Why is the AI and data center industry central to Chevron’s new plan?
The AI and data center industry is central to the plan because its exponential growth creates a massive new demand for reliable power. Chevron aims to meet this demand with natural gas plants abated by CCUS, allowing the company to create a new, high-demand market for its core natural gas product by branding it as a ‘lower-carbon’ solution.
What is the Bayou Bend CCS project and why is it important?
Bayou Bend CCS is a major carbon dioxide (CO2) transportation and storage hub being developed in Southeast Texas as a joint venture with Equinor and TotalEnergies. It is important because it represents Chevron’s shift from managing carbon at its own isolated facilities to building a commercial, third-party service to store CO2 for other industrial emitters, establishing the U.S. Gulf Coast as the epicenter of its CCUS business.
How much is Chevron investing in its low-carbon and CCUS projects?
Chevron has committed $10 billion for energy transition investments through 2028. For 2025 alone, it allocated a budget of $1.5 billion for lower-carbon projects. This includes funding for major infrastructure like the planned $5 billion Project Labrador and venture investments in next-generation capture technologies.
What is the biggest risk or weakness in Chevron’s 2025 CCUS strategy?

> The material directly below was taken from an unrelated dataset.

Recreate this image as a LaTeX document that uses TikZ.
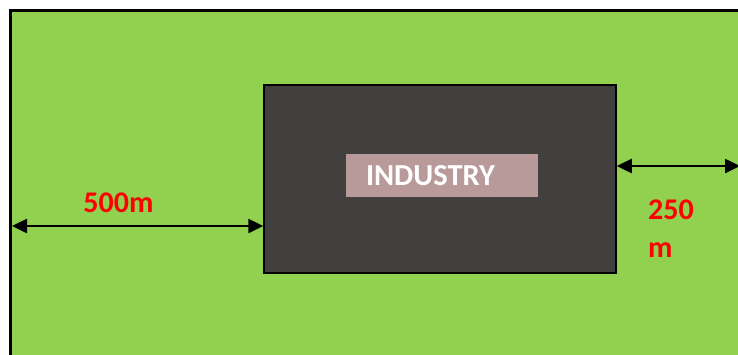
\documentclass[tikz,border=0pt]{standalone}
\usepackage{fontspec}
\setmainfont{Carlito}
\usetikzlibrary{arrows.meta}
\definecolor{field}{RGB}{146,208,80}
\definecolor{plant}{RGB}{66,64,63}
\definecolor{tag}{RGB}{185,154,154}
\begin{document}
\begin{tikzpicture}[x=1pt,y=-1pt,
  every path/.style={>={Triangle[length=15pt,width=14pt]}},
  dist/.style={text=red,font=\bfseries\fontsize{30}{38}\selectfont,inner sep=0pt}]
\useasboundingbox (0,0) rectangle (738,354);
\clip (0,0) rectangle (738,354);
\draw[fill=field,line width=2.5pt] (10.5,10.5) rectangle (760,380);
\node[draw,line width=1.5pt,fill=plant,minimum width=352pt,minimum height=188pt] (ind) at (440,179) {};
\node[fill=tag,minimum width=192pt,minimum height=43pt,text width=152pt,inner xsep=20pt,inner ysep=0pt,align=left,text=white,font=\bfseries\fontsize{30.5}{36}\selectfont] (lbl) at (442,175.5) {INDUSTRY};
\coordinate (w) at (12,226);
\coordinate (e) at (740,166);
\draw[<->,line width=2.5pt] (w) -- (w -| ind.west);
\draw[<->,line width=2.5pt] (e -| ind.east) -- (e);
\node[dist,anchor=base] (d1) at (118.5,212) {500m};
\node[dist,anchor=base west,align=left] (d2) at (648,257) {250\\m};
\end{tikzpicture}
\end{document}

The biggest weakness is a ‘credibility gap’ created by the persistent underperformance of its flagship Gorgon CCS project in Australia, which has captured less than half its target. This past failure presents a major threat, as the success of the new strategy depends entirely on achieving high capture rates (e.g., 90%) that its own major project has failed to deliver, creating significant execution risk.